Les athlètes russes devront être déclarés admissibles par leurs fédérations internationales suivant la tenue d'une évaluation individuelle afin de vérifier notamment s'ils respectent les règles spécifiques de leur sport. De surcroît, tous les athlètes russes qui n'avaient pas été contrôlés dans le système russe, mais par des programmes antidopage externes et efficaces, pourront faire valoir leur demande individuelle.

Pour être éligible, l'athlète russe doit également n'avoir jamais fait l'objet d'une sanction de dopage, et ce, même s'il a déjà purgé sa sentence. Qui plus est, son nom ne doit pas apparaître au rapport McLaren.

Précisons que si l'inscription est acceptée par le CIO, elle devra être assujettie à des contrôles supplémentaires hors compétition, commandées par l'AMA et la fédération internationale.
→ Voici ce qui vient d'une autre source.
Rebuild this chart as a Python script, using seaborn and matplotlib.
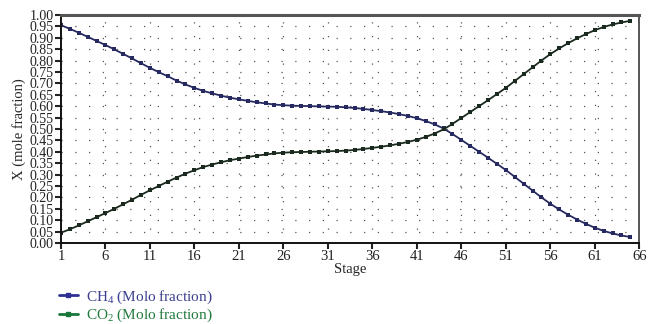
import numpy as np
import pandas as pd
import seaborn as sns
import matplotlib.pyplot as plt
from matplotlib.lines import Line2D

# stage numbers and mole fractions
stages = list(range(1, 66))
ch4 = [0.955, 0.939, 0.922, 0.904, 0.886, 0.868, 0.849, 0.829, 0.809, 0.788,
       0.768, 0.749, 0.731, 0.712, 0.695, 0.680, 0.667, 0.656, 0.646, 0.637,
       0.630, 0.623, 0.617, 0.612, 0.607, 0.604, 0.602, 0.601, 0.600, 0.599,
       0.598, 0.597, 0.595, 0.592, 0.588, 0.583, 0.578, 0.572, 0.565, 0.557,
       0.547, 0.535, 0.520, 0.502, 0.478, 0.452, 0.426, 0.400, 0.374, 0.347,
       0.320, 0.290, 0.260, 0.230, 0.200, 0.172, 0.147, 0.124, 0.103, 0.084,
       0.067, 0.053, 0.042, 0.033, 0.026]
co2 = [0.045, 0.060, 0.077, 0.095, 0.113, 0.131, 0.150, 0.170, 0.190, 0.211,
       0.231, 0.250, 0.269, 0.287, 0.304, 0.319, 0.333, 0.344, 0.354, 0.363,
       0.370, 0.377, 0.383, 0.388, 0.393, 0.396, 0.398, 0.399, 0.400, 0.401,
       0.402, 0.403, 0.405, 0.408, 0.412, 0.417, 0.422, 0.428, 0.435, 0.443,
       0.453, 0.465, 0.480, 0.498, 0.522, 0.548, 0.574, 0.600, 0.626, 0.653,
       0.680, 0.710, 0.740, 0.770, 0.800, 0.828, 0.853, 0.876, 0.897, 0.916,
       0.933, 0.947, 0.958, 0.967, 0.974]
x_ticks = list(range(1, 67, 5))
y_ticks = [round(0.05 * i, 2) for i in range(21)]

df = pd.DataFrame({'Stage': stages, 'CH4': ch4, 'CO2': co2})

sns.set_theme(style='white')
plt.rcParams['font.family'] = ['Liberation Serif', 'DejaVu Serif']
plt.rcParams['mathtext.fontset'] = 'custom'
plt.rcParams['mathtext.rm'] = 'Liberation Serif'
plt.rcParams['mathtext.it'] = 'Liberation Serif:italic'

fig = plt.figure(figsize=(6.55, 3.24), dpi=100)
ax = fig.add_axes([0.093, 0.25, 0.883, 0.704])

sns.lineplot(data=df, x='Stage', y='CH4', ax=ax, color='#262a60', marker='s',
             markersize=3, markeredgewidth=0, linewidth=1.3)
sns.lineplot(data=df, x='Stage', y='CO2', ax=ax, color='#1b2a1e', marker='s',
             markersize=3.3, markeredgewidth=0, linewidth=1.3)

ax.set_xlim(1, 66)
ax.set_ylim(0, 1)
ax.set_xticks(x_ticks)
ax.set_yticks(y_ticks)
ax.set_yticklabels([f'{v:.2f}' for v in y_ticks])
ax.tick_params(axis='both', colors='#222222', direction='out',
               length=4, width=1.5, pad=1, left=True, bottom=True)
ax.tick_params(axis='x', labelsize=10.5)
ax.tick_params(axis='y', labelsize=10)
ax.grid(True, color='#555555', linestyle=(0, (1, 10)), linewidth=0.9)

for side in ['left', 'bottom']:
    ax.spines[side].set_color('#111111')
    ax.spines[side].set_linewidth(1.4)
ax.spines['top'].set_color('#555555')
ax.spines['top'].set_linewidth(2.2)
ax.spines['right'].set_color('#555555')
ax.spines['right'].set_linewidth(1.4)

ax.set_xlabel('Stage', fontsize=10.5, labelpad=0)
ax.set_ylabel('X (mole fraction)', fontsize=10.5, labelpad=3)

handles = [Line2D([], [], color='#2e3192', marker='s', markersize=3, linewidth=2),
           Line2D([], [], color='#17783a', marker='s', markersize=3, linewidth=2)]
labels = ['CH$_4$ (Molo fraction)', 'CO$_2$ (Molo fraction)']
leg = fig.legend(handles, labels, loc='upper left', bbox_to_anchor=(0.08, 0.128),
                 frameon=False, fontsize=11, handlelength=1.3, handletextpad=0.5,
                 labelspacing=0.05, borderaxespad=0)
for txt, c in zip(leg.get_texts(), ['#3a3d8f', '#217a3c']):
    txt.set_color(c)

fig.savefig('out.png', dpi=100)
À titre illustratif, le CIO a tranché dimanche dernier quant à la participation de la lanceuse d'alerte Yuliya Stepanova. Même si la fédération internationale d'athlétisme avait annoncé il y a quelques jours qu'elle était éligible pour participer aux Jeux d'été, sa sélection devait malgré tout être validée par le CIO pour avoir la certitude d'aller à Rio. Cependant, le CIO a conclu qu'elle ne pouvait pas être éligible puisqu'elle avait déjà été sanctionnée pour dopage dans le passé et par conséquent, elle ne remplissait pas les critères d'inscription.

e) Sous quel drapeau les athlètes russes défileront-ils?

Le CIO souhaite que les athlètes russes défilent sous la bannière russe grâce à des mesures d'exemption, puisque seuls les membres affiliés au comité national olympique peuvent concourir aux Jeux. Le CIO demande à ce que les Russes concourent sous leur drapeau national, car le comité olympique national russe n'est pas suspendu.

Cette façon de faire démontre une flexibilité du système. Il ne faut pas sanctionner les athlètes propres, mais bien le système en place. Il doit y avoir des conséquences pour la Russie, le gouvernement russe étant lui-même impliqué dans ce système de tricherie. C'est un cas unique. Les faits en cause sont très graves et ils constituent une atteinte sans précédent au franc-jeu et au sport propre.